Secondary market Bond yields up after weekly Bill auction dip

Friday, 15 February 2013 00:01 -     - {{hitsCtrl.values.hits}}

By Wealth Trust Securities

Secondary market Treasury bond yields continued to increase yesterday across the yield curve mainly on the 6 year and 8 year maturities followed by the two liquid five year maturities (i.e. 15.08.2018 and 01.04.2018) even as weighted averages (WAvg) at Wednesday’s weekly Treasury bill auction dipped for a tenth consecutive week. The WAvg on the 91 day bill dipped the most by 15 basis points (bp) to 9.10% and the 182 day bill by 8 bp to 10.08% while the 364 day bill reflected a dip of only 1 bp to 11.10%. The 364 day bill kept its dominance over the auction for a tenth straight week as it represented 62% of the total accepted amount. An overall amount of Rs. 24.4 billion was accepted against its initial total offered amount of Rs. 15 billion.
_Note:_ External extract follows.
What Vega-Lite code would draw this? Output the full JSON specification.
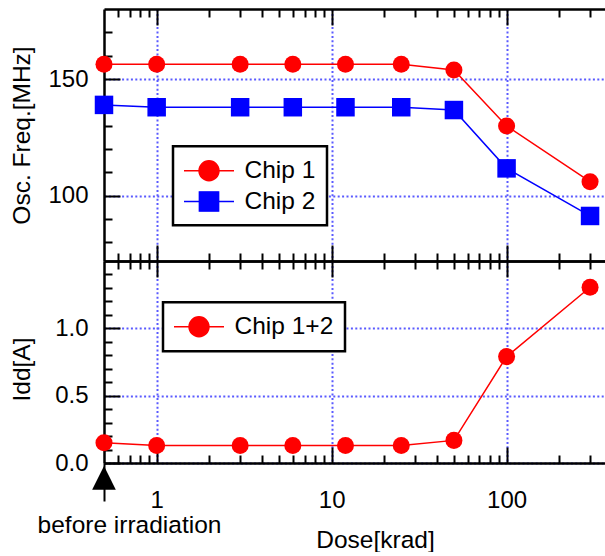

The two liquid five year maturities closed the day at levels of 10.92%-11.00% yesterday subsequent to hitting a two week high of 11.00% on Wednesday. In addition a limited amount of activity was witnessed on the longer tenure of the yield curve as well, with the 8 year bond hitting an intraday high of 11.60% before it closed the day at levels of 11.55/65% while the 6 year bond was seen been quoted at levels of 11.50/65%. The upward trend in secondary market yields was seen mainly due to some market participants showing interest in reducing their duration by selling the longer leg of the yield curve and buying the shorter leg coupled with a correction on the yield curve which continued to reflect an inversion on the first half of the curve according to market sources. Furthermore in secondary market bills the 364 day bill was seen been quoted at levels of 11.07/10% and the 182 day bill at levels of 10.00/15%.

Meanwhile in money markets, overnight surplus liquidity continued to remain high at Rs. 34.85 billion yesterday with an amount of Rs 31.07 billion been drained by way of an overnight Repo auction at a WAvg of 8.35%. This in turn helped call money and repo rates hold steady to average 9.51% and 8.59% respectively.

 Rupee at a two week low  (subhead)

In Forex markets, the rupee lost ground by 12 cents yesterday to close the day at Rs 126.60 on importer demand. The total USD/LKR traded volume for the previous day (14-02-13) stood at US $ 46.28 million.